Kerala nurses’ strike over pay intensifies pay spreads in
TRIVANDRUM - The struggle by nurses in Kerala, the granary of nursing in India, for better salary and service conditions has gained momentum with several organisations coming forward to support the nurses.
While the State Women’s Commission has offered to intervene in favour of the nurses, the Indian National Trade Union Congress (INTUC), the trade union wing of ruling Congress has come forward to take up the struggle.
Nurses in three hospitals in the state are already on strike while the nurses association has served notices on five other hospitals. The strike by the nurses at Lakeshore Hospital in Cochin and MOSC Medical College at Kolencherry has hit the patient care.

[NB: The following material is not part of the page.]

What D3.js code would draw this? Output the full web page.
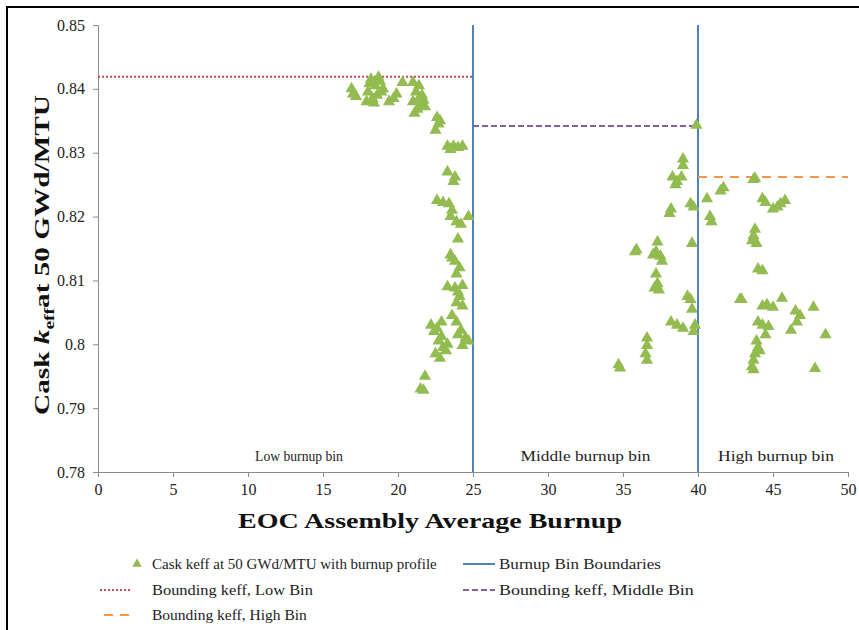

The high court on Wednesday ordered police protection to the Lakeshore hospital on a petition by the hospital management. The petition has sought declaration of the strike launched by the nurses since Monday illegal. The court has issued notice to the nurses association in this connection.
The strike by the nurses in the hospital gained strength with the head nurses joining the strike on Wednesday. Activists of the People’s Democratic Party took out a march to the hospital expressing solidarity with the striking nurses.
The functioning of the MOSC Medical College remained paralysed since Saturday, when 600 nurses went on an indefinite strike. Nurses at the National Hospital at Calicut have sent a warning signal to the management by going on a taken strike on Wednesday.
Nurses’ leaders said they would launch an indefinite strike if the hospital management did not accept their demands. The hospitals, which have been served notices by the nurses association, include St James Hospital, Trichur, Baby Memorial Hospital, Calicut, K V M Hospital, Cherthala, Al Shifa Hospital, Pathanamthitta and Gokulam Hospital, Trivandrum.
State Women’s Commission member T Devi said that the demands raised by the nurses were genuine. “We have full sympathy with the nurses. If they lodge a complaint with the commission we will certainly intervene in the matter”, she added.
The support of the INTUC was extended to the nurses by Bindhu Krishna, president of the Mahila Congress, the women’s wing of the ruling Congress party. She alleged that the striking nurses were being tortured by the hospital managements.
“We will not allow anybody to harm the nurses, who are spearheading a struggle for just causes. If necessary the INTUC will directly take up the leadership of the agitation”, she added.
The nurses in the state resorted to agitation in the wake of strikes by nurses, mostly from Kerala, in Mumbai, Delhi and Kolkata. Nurses had not raised their voice earlier as they were disorganized. The uprising in the metros encouraged them to come under the banner of the United Nurses Association.
The association, which was formed two months ago, has now branches in 432 hospitals across the state. It is spreading its wings fast to other hospitals also. Association leader M Jasmineisha said several hospitals had improved the conditions of the nurses following the advent of the association.
Jasmineisha said that the association hoped to bring significant changes in the salaries of nurses in all hospitals across the state within six months. State Labour Minister Shibhu Baby John has also indicated a revision in the minimum wages for the nurses.